The Intel chip has just two high-performance cores that have a relatively wide dynamic range of operation.
So, in terms of the single-threaded performance that Apple can deliver in a mobile form factor, it has caught up with Intel and surpassed it in multicore performance.
If Intel can keep rough parity with Apple in these very low-power envelopes, then I don't see a compelling reason for Apple to switch away from Intel in these systems. Apple would have to do significant legwork in terms of both chip design as well as in software ecosystem migration to transition from Intel Architecture-based chips to its own ARM-compatible processors.
The Mac business just isn't that big a part of Apple's overall business to make such a shift worth it for a minor performance bump.
The problem, though, is that if the gap starts to get too wide between what Intel can deliver in a highly frugal power envelope and what Apple can deliver in a similar power envelope, then I'd imagine that Apple would be increasingly tempted to build its own Mac processors.
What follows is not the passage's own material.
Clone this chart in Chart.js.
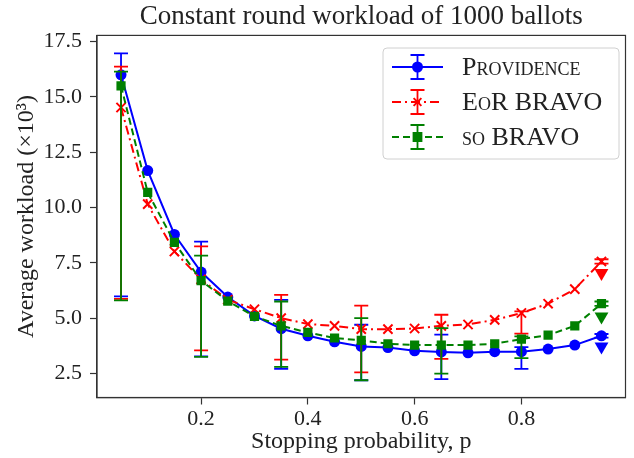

If Apple builds its own chips and they're roughly on par with Intel's, then that's not exactly a compelling selling point -- a lot of work to replicate what can be purchased off the shelf, and manpower diverted away from iPhone and iPad chips (where Apple's differentiation is clear and much more impactful to its top and bottom lines).
However, if Apple can build demonstrably superior chips for its Macs than what Intel can cook up, then Apple's top brass might think that moving over to its own chips for a clear marketing advantage would help its business.
In fact, don't be surprised, when Apple announces its next iPad Pro powered by what will presumably be called the A11X Bionic chip, that Apple achieves a decisive CPU performance lead over Intel in the world of ultra-low power processors.
Intel's way out
I think Intel can successfully retain its position in Apple's Macs, but it might need to fundamentally rethink its approach to building processors targeted at power levels appropriate for the 12-inch MacBook.
Right now, Intel's attempt to build fundamental processor technologies that scale from chips that need to go into thin, light, and fan-less notebook computers all the way to chips that can go into enthusiast gaming desktop processors may be yielding suboptimal results.
Either something must fundamentally change or Intel faces increased risk of losing Apple as a customer in at least some of the latter's product lines. Such a loss wouldn't be catastrophic to Intel's financial results, but it would be a significant impact that would also have the side effect of dramatically diminishing investor confidence in the company.